Anyway, here are our two intrepid snorkelers. Mekayla’s picture came out with a bit of a modernist twist that I rather like.

This picture of the coral does mostly capture the colors correctly, but it is impossible to capture the experience when it is just a few feet from your face.

The schools of fish that seem as interested in us as we are in them are in my opinion one of the coolest parts of snorkeling. And it is amazing how many fish you see in just two or three feet of water.

While I’m on the subject of sea life I might as well sneak in a few pictures from the whale watch. Not much different from New England whale watching in my opinion except that the sea is an incredible blue.

See ya!

The Elusive Platypus

Given the amount of time we spent trying to photo a platypus and because Mekayla went and shaped her birthday cake as one, I cannot skip out on writing a blog post about trying to observe them.

They are as cute as you think they are, but much smaller and rarer than you can imagine. The first time we went looking for them we sat quietly by the side of a pool where it was said they came out and expected it would be rather obvious when one showed up. After over an hour we gave up. We saw our first one from 60 yards away when we noticed other people pointing off into the water.

It was a barely visible hump that was really only distinguishable because when it was on the surface for 10 seconds at a time it swam around. Then the platypus would arch its back and disappear into the black river. They would then stay under water for a couple of minutes before briefly resurfacing.

We probably spent 3 hours trying to find and take pictures of them that day, and then we got up at daybreak to pursue them again the next day as well. We certainly did see many and with patience got to watch them for quite some time. But taking good pictures of them was very difficult because they were so shy. The few times that they did surface near me I was rarely able to focus on them and take the picture before they submerged again. This is what I got most of the time:

But there were a few decent shots in the end as well. This one does a pretty good job of showing their size.

On the Road

The roads in Australia certainly deserve their own post. They are a very different experience from the interstate highway system in the United States.

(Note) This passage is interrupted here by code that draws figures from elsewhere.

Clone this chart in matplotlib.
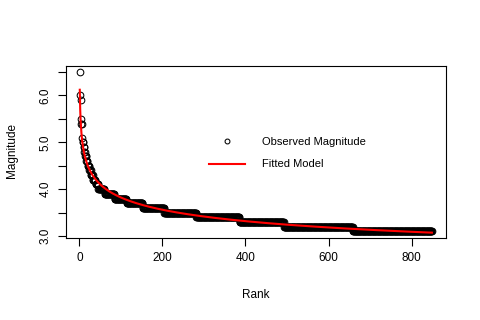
import numpy as np
import matplotlib
matplotlib.use("Agg")
import matplotlib.pyplot as plt
from matplotlib.lines import Line2D

plt.rcParams['font.family'] = ['Liberation Sans', 'DejaVu Sans']

# Observed magnitudes (levels) and how many events share each level, in rank order
mag_levels = [6.5, 6.0, 5.9, 5.5, 5.4, 5.1, 5.0, 4.9, 4.8, 4.7, 4.6, 4.5, 4.4, 4.3,
              4.2, 4.1, 4.0, 3.9, 3.8, 3.7, 3.6, 3.5, 3.4, 3.3, 3.2, 3.1]
mag_counts = [1, 1, 1, 1, 2, 1, 2, 2, 2, 3, 3, 4, 4, 5,
              6, 7, 15, 24, 29, 39, 52, 77, 104, 107, 166, 191]

magnitude = np.repeat(mag_levels, mag_counts)
rank = np.arange(1, len(magnitude) + 1)

# Fitted power-law model  M = a * rank^b
coef_b, log_a = np.polyfit(np.log(rank), np.log(magnitude), 1)
fitted = np.exp(log_a) * rank ** coef_b

x_ticks = [0, 200, 400, 600, 800]
y_ticks = [3.0, 3.5, 4.0, 4.5, 5.0, 5.5, 6.0, 6.5]
y_labels = ['3.0', '', '4.0', '', '5.0', '', '6.0', '']

W, H = 480, 320
fig = plt.figure(figsize=(4.8, 3.2), dpi=100)
ax = fig.add_axes([65.7 / W, 1 - 237.7 / H, (446 - 65.7) / W, (237.7 - 65.7) / H])

ax.plot(rank, magnitude, linestyle='none', marker='o', markersize=4.8,
        markerfacecolor='none', markeredgecolor='black', markeredgewidth=0.75)
ax.plot(rank, fitted, color='red', linewidth=1.5)

xr = rank.max() - rank.min()
ax.set_xlim(rank.min() - 0.04 * xr, rank.max() + 0.04 * xr)
yr = magnitude.max() - magnitude.min()
ax.set_ylim(magnitude.min() - 0.04 * yr, magnitude.max() + 0.04 * yr)

ax.set_xticks(x_ticks)
ax.set_xticklabels([str(t) for t in x_ticks])
ax.set_yticks(y_ticks)
ax.set_yticklabels(y_labels, rotation=90, va='center')
ax.tick_params(direction='out', length=6, width=0.8, labelsize=8.5, pad=4)
for s in ax.spines.values():
    s.set_linewidth(0.8)

fig.text(256 / W, 1 - 295 / H, 'Rank', ha='center', va='center', fontsize=8.5)
fig.text(12 / W, 1 - 151 / H, 'Magnitude', ha='center', va='center', rotation=90, fontsize=8.5)

handles = [Line2D([], [], linestyle='none', marker='o', markersize=3.5,
                  markerfacecolor='none', markeredgecolor='black', markeredgewidth=0.75),
           Line2D([], [], color='red', linewidth=1.5)]
ax.legend(handles, ['Observed Magnitude', 'Fitted Model'], loc='upper left',
          bbox_to_anchor=(209 / W, 1 - 137 / H), bbox_transform=fig.transFigure,
          frameon=False, fontsize=8, handlelength=3.24, handletextpad=1.53,
          labelspacing=1.12, borderpad=0, borderaxespad=0, numpoints=1)

fig.savefig('out.png', dpi=100)
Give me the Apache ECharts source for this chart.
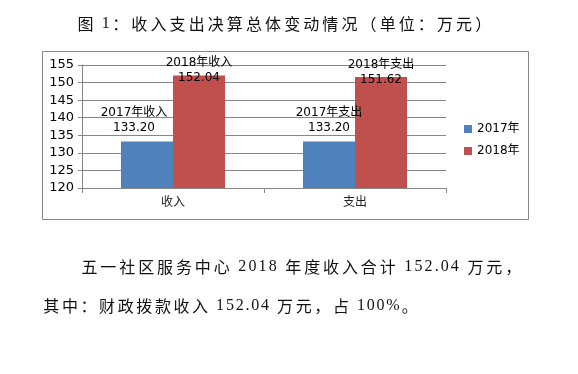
<!DOCTYPE html>
<html><head><meta charset="utf-8">
<script src="https://cdn.jsdelivr.net/npm/echarts@6/dist/echarts.min.js"></script>
<style>html,body{margin:0;padding:0;background:#fff}#c{width:578px;height:374px}</style>
</head><body><div id="c"></div>
<script>
var categories = ['收入', '支出'];
var seriesNames = ['2017年', '2018年'];
var values2017 = [133.20, 133.20];
var values2018 = [152.04, 151.62];
var titleText = '图 1：收入支出决算总体变动情况（单位：万元）';
var bodyLine1 = '五一社区服务中心 2018 年度收入合计 152.04 万元，';
var bodyLine2 = '其中：财政拨款收入 152.04 万元，占 100%。';

var cjkFont = '"Noto Sans CJK SC", sans-serif';
var latinFont = '"Liberation Serif", serif';
var sansFont = '"DejaVu Sans", "Noto Sans CJK SC", sans-serif';

// build spaced rich text (each character as its own token with small padding)
function spaced(text) {
  var out = '';
  for (var i = 0; i < text.length; i++) {
    var ch = text[i];
    var isLatin = ch.charCodeAt(0) < 0x2000;
    out += '{' + (isLatin ? 'l' : 'c') + '|' + ch + '}';
  }
  return out;
}
function richStyles(size, cjkPad, latinPad) {
  return {
    c: {fontSize: size, fontFamily: cjkFont, fill: '#111', padding: [0, cjkPad, 0, cjkPad], lineHeight: size + 2},
    l: {fontSize: size, fontFamily: latinFont, fill: '#111', padding: [0, latinPad, 0, latinPad], lineHeight: size + 2}
  };
}

var chart = echarts.init(document.getElementById('c'), null, {renderer: 'canvas'});
function fmt(p) { return p.seriesName + p.name + '\n' + p.value.toFixed(2); }
chart.setOption({
  animation: false,
  backgroundColor: '#fff',
  textStyle: {fontFamily: sansFont},
  grid: {left: 82, right: 132, top: 65, bottom: 186, containLabel: false},
  legend: {
    orient: 'vertical', left: 459, top: 118, itemWidth: 8, itemHeight: 8, itemGap: 10,
    icon: 'rect', textStyle: {fontSize: 12, color: '#000', fontFamily: sansFont},
    data: seriesNames
  },
  xAxis: {
    type: 'category', data: categories,
    axisLine: {lineStyle: {color: '#868686'}},
    axisTick: {show: true, length: 5, lineStyle: {color: '#868686'}},
    axisLabel: {fontSize: 12, color: '#222', margin: 9, fontFamily: sansFont}
  },
  yAxis: {
    type: 'value', min: 120, max: 155, interval: 5,
    axisLine: {show: true, lineStyle: {color: '#868686'}},
    axisTick: {show: true, length: 4, lineStyle: {color: '#868686'}},
    splitLine: {lineStyle: {color: '#868686'}},
    axisLabel: {fontSize: 13, color: '#000', margin: 8, fontFamily: sansFont}
  },
  series: [
    {name: seriesNames[0], type: 'bar', barWidth: 52, barGap: '0%',
     data: values2017.map(function (v, i) { return {value: v, label: {offset: [i === 0 ? -13 : 0, 0]}}; }),
     itemStyle: {color: '#4F81BD'},
     label: {show: true, position: 'top', distance: 6, formatter: fmt, fontSize: 12, lineHeight: 15, color: '#000', fontFamily: sansFont}},
    {name: seriesNames[1], type: 'bar', data: values2018, barWidth: 52, barGap: '0%',
     itemStyle: {color: '#C0504D'},
     label: {show: true, position: 'top', distance: -10, formatter: fmt, fontSize: 12, lineHeight: 15, color: '#000', fontFamily: sansFont}}
  ],
  graphic: [
    {type: 'rect', shape: {x: 42.5, y: 51.5, width: 486, height: 168}, silent: true, z: -1,
     style: {fill: 'none', stroke: '#868686', lineWidth: 1}},
    {type: 'text', left: 76, top: 16, style: {text: spaced(titleText), rich: richStyles(16, 1.55, 0.9)}},
    {type: 'text', left: 80, top: 259, style: {text: spaced(bodyLine1), rich: richStyles(16, 1.45, 1.05)}},
    {type: 'text', left: 42, top: 298, style: {text: spaced(bodyLine2), rich: richStyles(16, 1.3, 0.9)}}
  ]
});
</script></body></html>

Occasionally we have actually come across divided highways with overpasses and separate passing lanes. But far more often we have seen one long stretch of two lanes, one in each direction.

Passing (called overtaking here) is always an adventure, and of course there are the previously mentioned road trains. More exciting still was the many miles of the Kennedy Highway and Gregory Developmental Road (there is probably a bad joke in that which only my Mother would find funny) where the two lanes in either direction converged to a single lane, in both directions. The speed limit is 100 km/h.

When cars come in the other direction you each slow down and drive with half your wheels in the dirt and the other half on the pavement. When a road train comes you pull over off of the pavement. They don’t get out of your way. Fortunately a helpful gas station owner gave me a lengthy rundown of what to expect on these roads. There were signs, but having someone hit you over the head before the insanity starts is quite helpful.

Along the Kennedy highway we also saw someone who was putting our adventure to shame: a lone biker heading out into the outback. When we passed him, he probably had over a hundred kilometers before the next town. His bike was weighed down by what was mostly water and food.

Along one of the back roads before we left the Atherton Tablelands we also met the largest snake we have ever seen. Its body was only halfway onto the road and yet it was taking up the entire lane and had its head 2 feet up in the air looking at us as we drove past. Since seeing it I have lamented not stopping to take a picture, but at the time all I could think was “big snake, must go faster.”

We figured out afterwards that it was actually a python, completely nonpoisonous and not dangerous at all. Since seeing it though there have been numerous other sightings: snake shaped branch, snake shaped bark, snake shaped leaf, etc. Maybe one of these days we will again see an actual snake. In the meantime our travels will occasionally be delayed by detritus in the road.

Oh, and this is me fording my first creek in Eungella National Park.

And here is me testing the depth before going across another one. We were actually kind of frightened by this one, but it all worked out.

Trying to Catch Up

We’ve now reached the state of Victoria and have only a few days left in Australia. There seem to be a ton of blog posts I have partially completed, so I think I will have to resort to summarizing in some of them and using more pictures than words. The route map is also now updated and a couple of thousand kilometers have passed by since the last update including a 1400 kilometer train ride.

Friday, September 14, 2007

Mekayla’s Birthday Cake: Not Just a Dessert, an Experience

The real reason we rented a cottage for a few days in the Blue Mountains was so that we would have an oven in which to bake a cake.

For those who are unaware, Mekayla has a birthday tradition of creating a differently shaped cake every year. This year she chose a platypus. And as if sculpting a cake into a platypus wasn’t difficult enough she also decided that the “cake” should be a chocolate bread pudding since we are partaking in a fair bit of British inspired culture these days.

Of course, neither of us has ever made a bread pudding before (though we did eat one our Servas hosts made up in Queensland). Our kitchen also turned out to be lacking in a few areas: a rather deficient baking pan, metric measurements in the recipe but nothing to measure them with, an oven in Celcius which didn’t measure temperature correctly anyways. Oh, and this being a recipe of Mekayla’s obviously meant we had to find a way to add fruit to it.

It turned out pretty well despite the limitations. In the end we think that there was not enough pudding for the amount of bread we ended up using. The top layer of bread was much too dry. On the second day we just started removing the top layer and eating the bottom layers of fruit and bread. These were quite delicious.

At some point we need to find some willing soul who really knows how to make bread pudding and is willing to teach us. Also chocolate bread pudding seems like it might be some bastardization of a real bread pudding. The real thing seems like it should not have any chocolate in it, but for a birthday cake I think the chocolate is very necessary.